Plant and equipment rates are a more fickle beats, and differ depending on the item on which you are claiming. Also, last year, the government introduced new rules about claiming on the "second-hand" chattels that come with a house purchase, meaning they are no longer deductible. As an investor, you can only claim on brand-new products that you have bought for your property. The complexity of the rules means it is essential to employ the services of a tax accountant, who will be able to maximise your deductions and keep you in the Australian Taxation Office's good books.
Who to employ:
While a Google search will come up with a swag of online calculators that will give you a rough idea of the tax savings to be made on your property's capital works, a depreciation schedule is not somethin that you can cover with a DIY approach.
The ATO stipulates that only a properly qualified quantity surveyor can give a correct estimate of the construction costs of your property. Thankfully, the fees involved do not need to be high: prices range from a budget $250,to upwards of $1,500 for a fully comprehensive survey. It is up to you how much you want to spend, but remember that the cost of the report is likely to pay for itself many times over, as the report is valid, year on year, until you make any major renovations or repairs. You will also be able to claim your surveyor's fee as a tax deduction.

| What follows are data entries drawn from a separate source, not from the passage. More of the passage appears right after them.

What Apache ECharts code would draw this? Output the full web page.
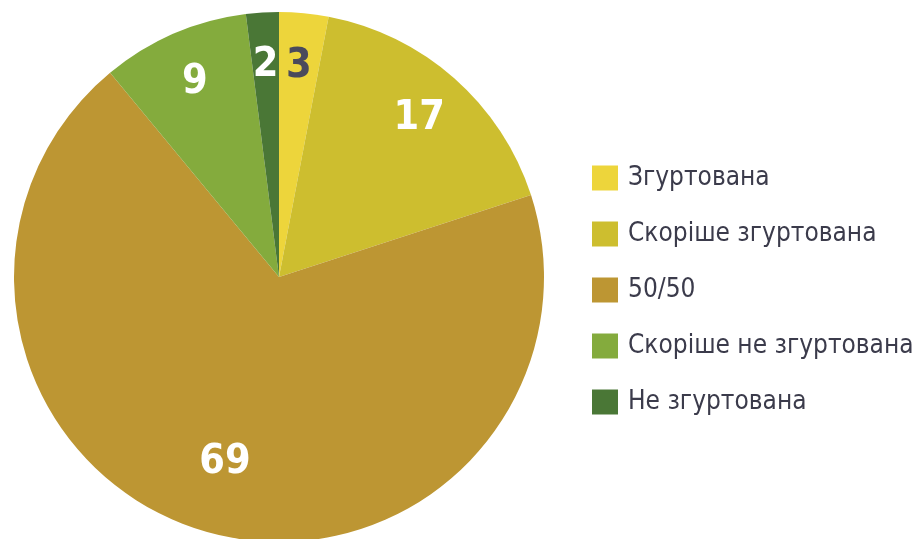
<!DOCTYPE html>
<html><head><meta charset="utf-8">
<script src="https://cdn.jsdelivr.net/npm/echarts@6/dist/echarts.min.js"></script>
<style>html,body{margin:0;padding:0;background:#fff}#c{width:921px;height:539px}</style>
</head><body><div id="c"></div>
<script>
const categories = ['Згуртована', 'Скоріше згуртована', '50/50', 'Скоріше не згуртована', 'Не згуртована'];
const values = [3, 17, 69, 9, 2];
const colors = ['#EDD53B', '#CDBE2F', '#BD9633', '#84AB3D', '#4A7736'];
const labelColors = ['#4A4A5C', '#ffffff', '#ffffff', '#ffffff', '#ffffff'];

const FONT = "'Liberation Sans Narrow', 'DejaVu Sans Condensed', 'Open Sans', sans-serif";
const center = [279, 277];
const R = 265;

const mainData = categories.map((n, i) => ({ name: n, value: values[i], itemStyle: { color: colors[i] } }));
const overlay = (showFn) => categories.map((n, i) => ({
  name: n, value: values[i],
  itemStyle: { color: 'rgba(0,0,0,0)' },
  label: { show: showFn(i), color: labelColors[i] }
}));

const chart = echarts.init(document.getElementById('c'));
chart.setOption({
  animation: false,
  legend: {
    orient: 'vertical', left: 587, top: 160,
    itemWidth: 26, itemHeight: 25, itemGap: 30,
    icon: 'rect',
    textStyle: { fontFamily: FONT, fontSize: 26, lineHeight: 25, color: '#3B3B4B', padding: [0, 0, 0, 5] },
    data: categories,
    selectedMode: false
  },
  series: [
    {
      type: 'pie', center: center, radius: [0, R], startAngle: 90, clockwise: true,
      label: { show: false }, labelLine: { show: false }, silent: true,
      data: mainData
    },
    {
      type: 'pie', center: center, radius: [153, R], startAngle: 90, clockwise: true,
      silent: true, legendHoverLink: false,
      label: { position: 'inside', fontFamily: FONT, fontSize: 41, fontWeight: 'bold', formatter: '{c}' },
      labelLine: { show: false },
      data: overlay(i => i !== 2)
    },
    {
      type: 'pie', center: center, radius: [116, R], startAngle: 90, clockwise: true,
      silent: true, legendHoverLink: false,
      label: { position: 'inside', fontFamily: FONT, fontSize: 41, fontWeight: 'bold', formatter: '{c}' },
      labelLine: { show: false },
      data: overlay(i => i === 2)
    }
  ]
});
</script></body></html>
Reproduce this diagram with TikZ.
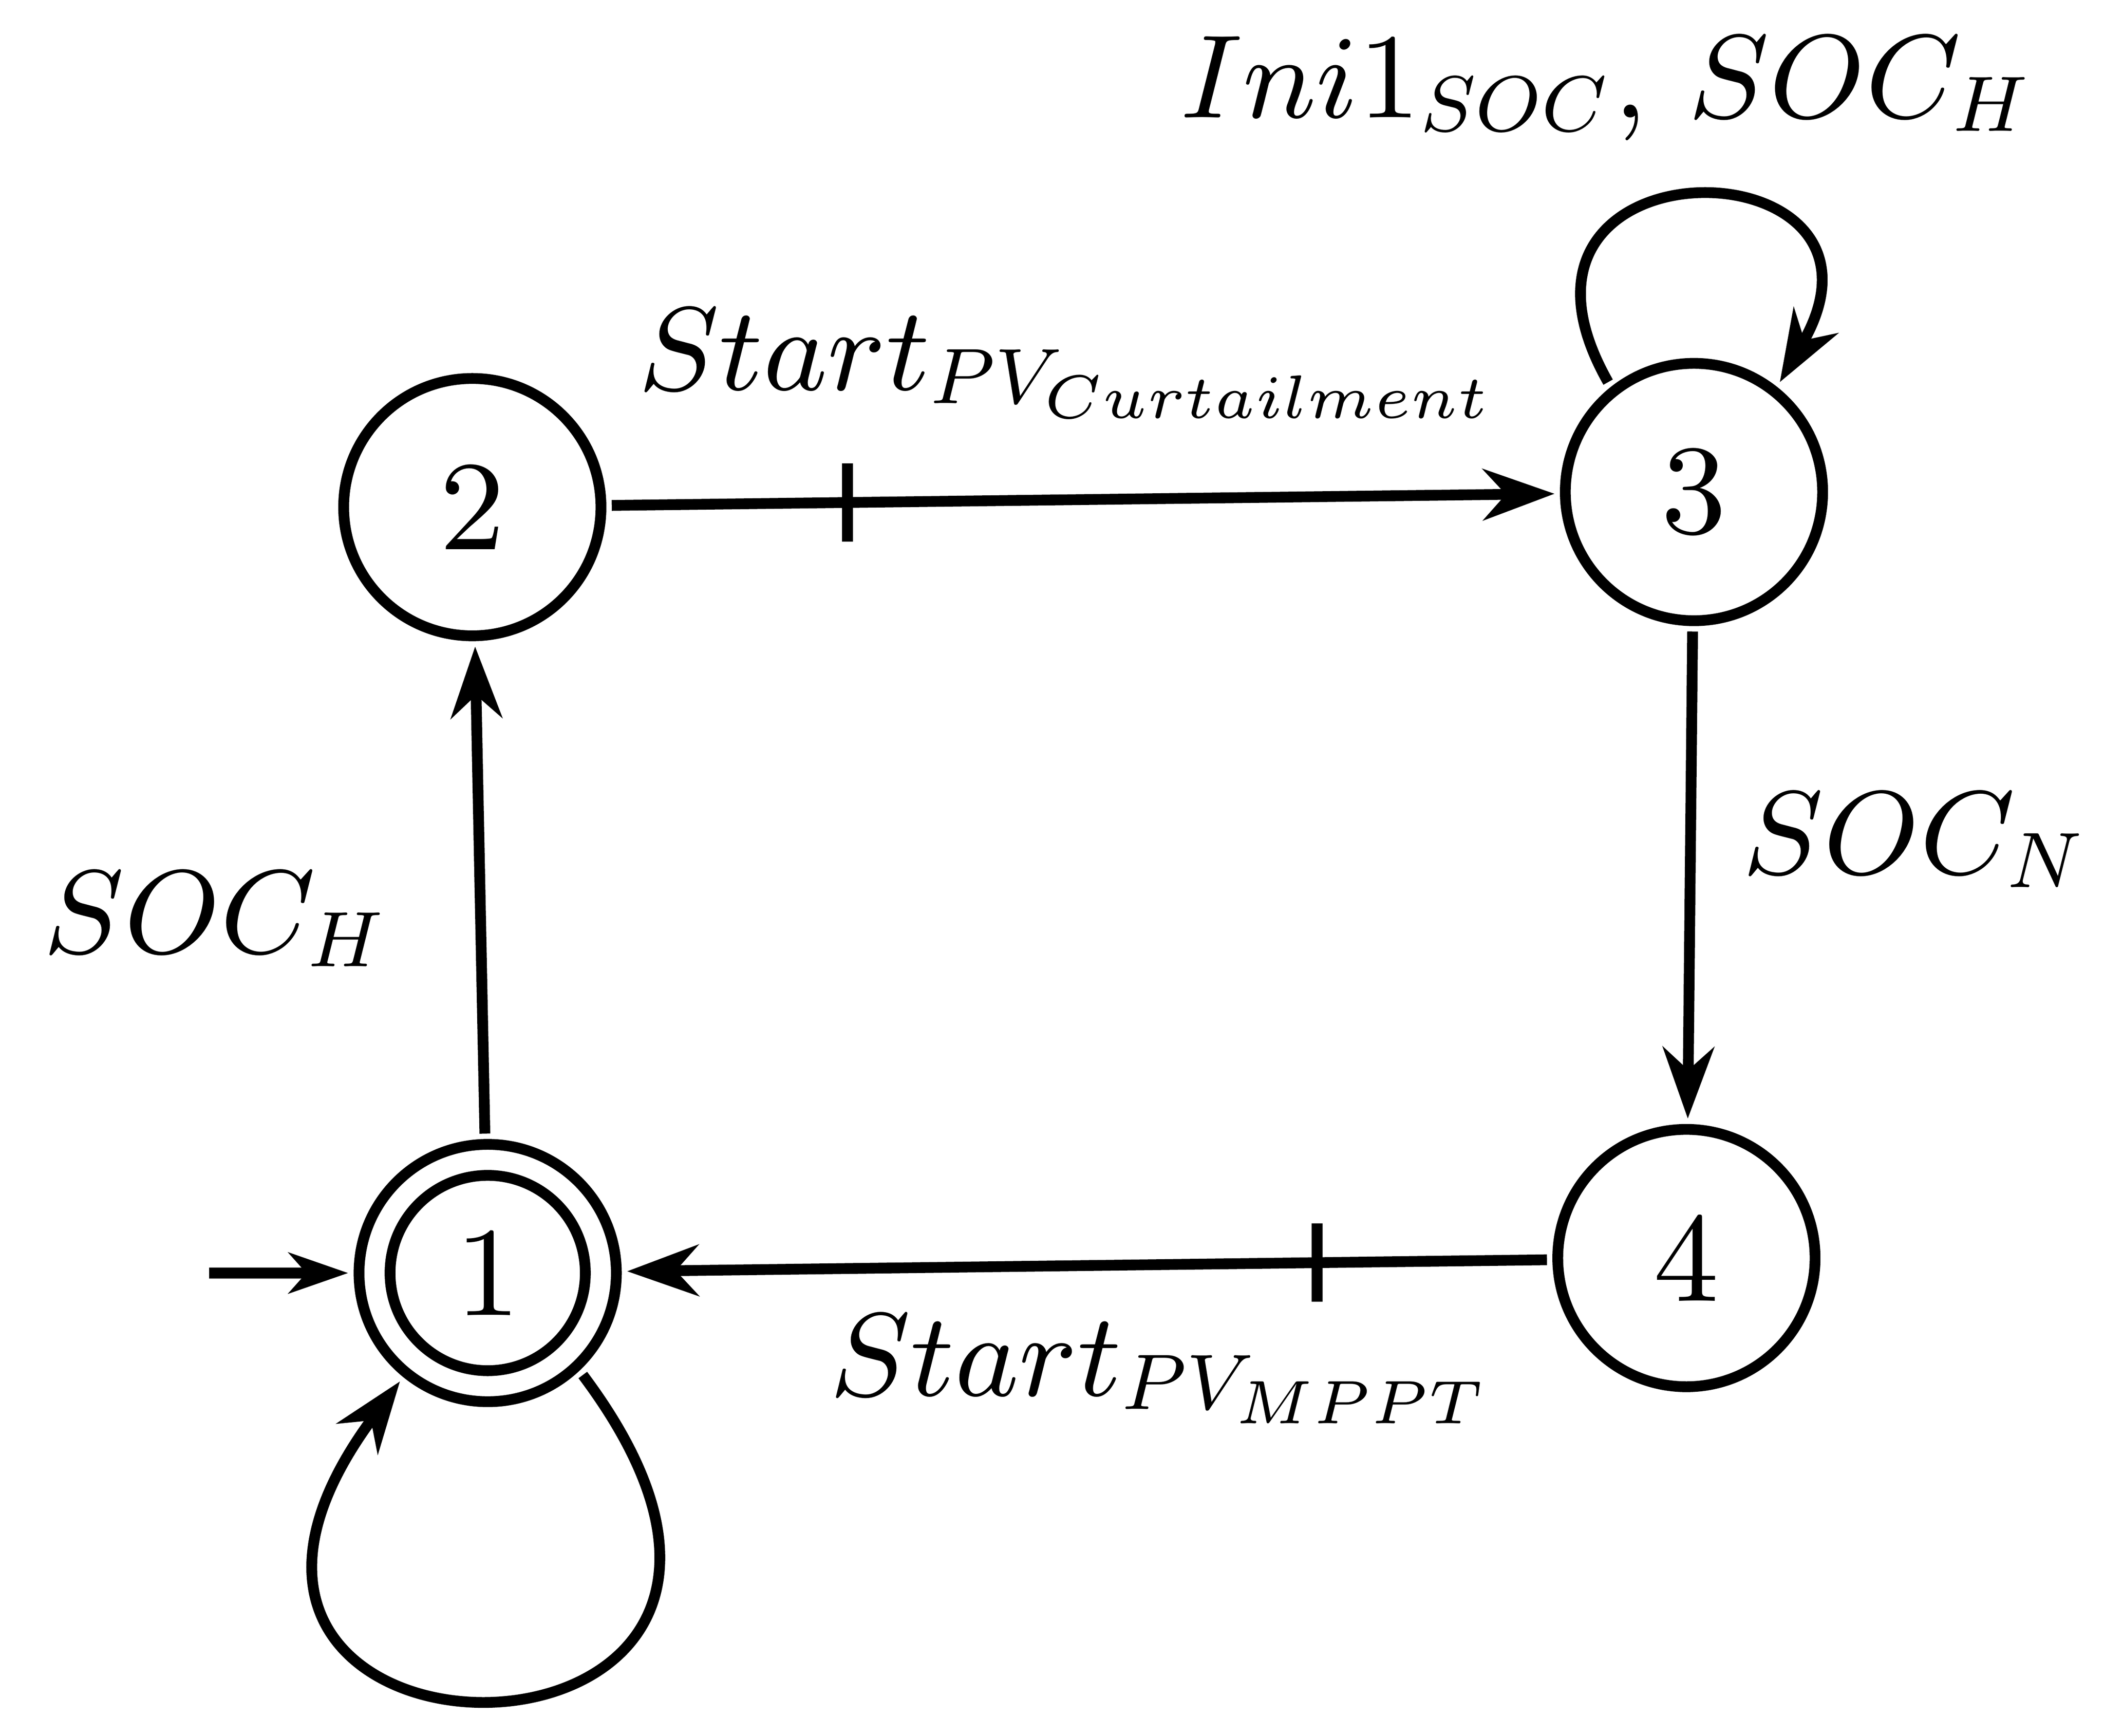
\documentclass[tikz,border=0pt]{standalone}
\usetikzlibrary{arrows.meta}
\DeclareFontShape{OML}{cmm}{m}{it}{<-5> cmmi6 <5-7> cmmi8 <7-> cmmi9}{\skewchar\font=127}
\DeclareMathSizes{8.8}{8.8}{5.84}{4.55}
\begin{document}
\begin{tikzpicture}[x=0.1pt,y=-0.1pt,
  state/.style={circle,draw,line width=0.8pt,minimum size=19.08pt,inner sep=0pt,outer sep=0.8pt,font=\fontsize{9.45pt}{11pt}\selectfont},
  innerring/.style={circle,draw,line width=0.8pt,minimum size=14.48pt,inner sep=0pt},
  arr/.style={line width=0.8pt,-{Stealth[length=5.3pt,width=3.8pt,inset=1.7pt]}},
  initarr/.style={line width=0.8pt,-{Stealth[length=4.4pt,width=3pt,inset=1.3pt]}},
  tickmark/.style={line width=0.8pt},
  lbl/.style={inner sep=0pt,anchor=base west,font=\fontsize{8.8pt}{10pt}\selectfont}]
\useasboundingbox (0,0) rectangle (1560,1286.85);
\node[state] (n1) at (361.6,943.8) {1};
\node[innerring] (n1in) at (n1.center) {};
\node[state] (n2) at (350.2,376.0) {2};
\node[state] (n3) at (1256.0,364.8) {3};
\node[state] (n4) at (1250.4,932.7) {4};
\coordinate (init) at (155,943.8);
\draw[initarr] (init) -- (n1);
\draw[arr] (n1) -- (n2);
\draw[arr] (n2) -- coordinate[pos=0.25] (t23) (n3);
\draw[arr] (n3) -- (n4);
\draw[arr] (n4) -- coordinate[pos=0.25] (t41) (n1);
\draw[tickmark] ([yshift=2.9pt]t23) -- ([yshift=-2.9pt]t23);
\draw[tickmark] ([yshift=2.9pt]t41) -- ([yshift=-2.9pt]t41);
\draw[arr] (n1.-47) .. controls +(240,320) and +(-232,312) .. (n1.-129);
\draw[arr] (n3.128) .. controls +(-105,-185) and +(105,-180) .. (n3.52);
\node[lbl] (lab3) at (873,87.2) {$Ini1_{SOC}$, $SOC_H$};
\node[lbl] (lab23) at (471,289.2) {$Start_{PV_{Curtailment}}$};
\node[lbl] (lab41) at (613,1034.9) {$Start_{PV_{MPPT}}$};
\node[lbl] (lab12) at (30,706.5) {$SOC_H$};
\node[lbl] (lab34) at (1290,648) {$SOC_N$};
\end{tikzpicture}
\end{document}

When to order your survey:
A depreciation schedule will have a positive effect on your finances, so you need to start thinking about arranging one when you first explore your mortage options. Your trusted broker can help. They work with a team of industry experts, and will be able to recommend the right professional to conduct your survey. Get one done straight after your settlement date before any tenants move in and, come the end of the tax year, you will have a new appreciation for depreciation.